§ Source material
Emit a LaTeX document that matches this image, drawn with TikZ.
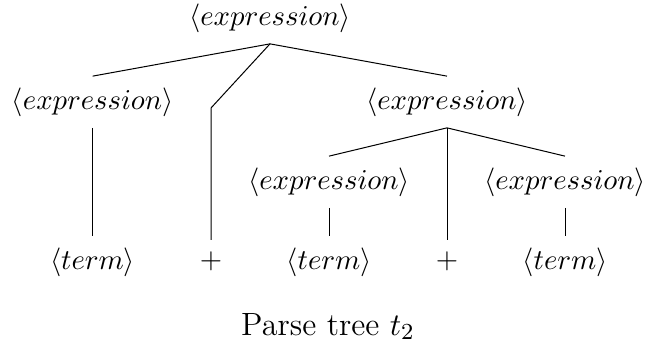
\documentclass[tikz,border=0pt]{standalone}
\usetikzlibrary{calc}
\begin{document}
\begin{tikzpicture}[x=0.348pt,y=-0.348pt,
  sym/.style={inner sep=0pt,outer sep=4pt},
  edge/.style={draw=black,line width=0.35pt}]
\useasboundingbox (0,0) rectangle (646,343);
\node[sym] (root) at (270,18) {$\langle expression\rangle$};
\node[sym] (e1) at (92.6,102) {$\langle expression\rangle$};
\node[sym] (e2) at (447,102) {$\langle expression\rangle$};
\node[sym] (e21) at (329,182) {$\langle expression\rangle$};
\node[sym] (e22) at (565,182) {$\langle expression\rangle$};
\node[sym] (t1) at (92.6,262) {$\langle term\rangle$};
\node[sym] (p1) at (211,261) {$+$};
\node[sym] (t21) at (329,262) {$\langle term\rangle$};
\node[sym] (p2) at (447,261) {$+$};
\node[sym] (t22) at (565,262) {$\langle term\rangle$};
\node[inner sep=0pt,anchor=base,font=\fontsize{11.2}{13}\selectfont] (cap) at (328,335) {Parse tree $t_2$};
\coordinate (k1) at (211,108);
\draw[edge] (root.south) -- (e1.north);
\draw[edge] (root.south) -- (k1) -- (p1.north);
\draw[edge] (root.south) -- (e2.north);
\draw[edge] (e1.south) -- (t1.north);
\draw[edge] (e2.south) -- (e21.north);
\draw[edge] (e2.south) -- (p2.north);
\draw[edge] (e2.south) -- (e22.north);
\draw[edge] (e21.south) -- (t21.north);
\draw[edge] (e22.south) -- (t22.north);
\end{tikzpicture}
\end{document}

§ Stated problem
Repeat the data exactly, excluding the pictures.

§ Exercise output
Emit a LaTeX document that matches this image, drawn with TikZ.
\documentclass[tikz,border=0pt]{standalone}
\usetikzlibrary{calc}
\begin{document}
\begin{tikzpicture}[x=0.348pt,y=-0.348pt,
  sym/.style={inner sep=0pt,outer sep=4pt},
  edge/.style={draw=black,line width=0.35pt}]
\useasboundingbox (0,0) rectangle (646,343);
\node[sym] (root) at (270,18) {$\langle expression\rangle$};
\node[sym] (e1) at (92.6,102) {$\langle expression\rangle$};
\node[sym] (e2) at (447,102) {$\langle expression\rangle$};
\node[sym] (e21) at (329,182) {$\langle expression\rangle$};
\node[sym] (e22) at (565,182) {$\langle expression\rangle$};
\node[sym] (t1) at (92.6,262) {$\langle term\rangle$};
\node[sym] (p1) at (211,261) {$+$};
\node[sym] (t21) at (329,262) {$\langle term\rangle$};
\node[sym] (p2) at (447,261) {$+$};
\node[sym] (t22) at (565,262) {$\langle term\rangle$};
\node[inner sep=0pt,anchor=base,font=\fontsize{11.2}{13}\selectfont] (cap) at (328,335) {Parse tree $t_2$};
\coordinate (k1) at (211,108);
\draw[edge] (root.south) -- (e1.north);
\draw[edge] (root.south) -- (k1) -- (p1.north);
\draw[edge] (root.south) -- (e2.north);
\draw[edge] (e1.south) -- (t1.north);
\draw[edge] (e2.south) -- (e21.north);
\draw[edge] (e2.south) -- (p2.north);
\draw[edge] (e2.south) -- (e22.north);
\draw[edge] (e21.south) -- (t21.north);
\draw[edge] (e22.south) -- (t22.north);
\end{tikzpicture}
\end{document}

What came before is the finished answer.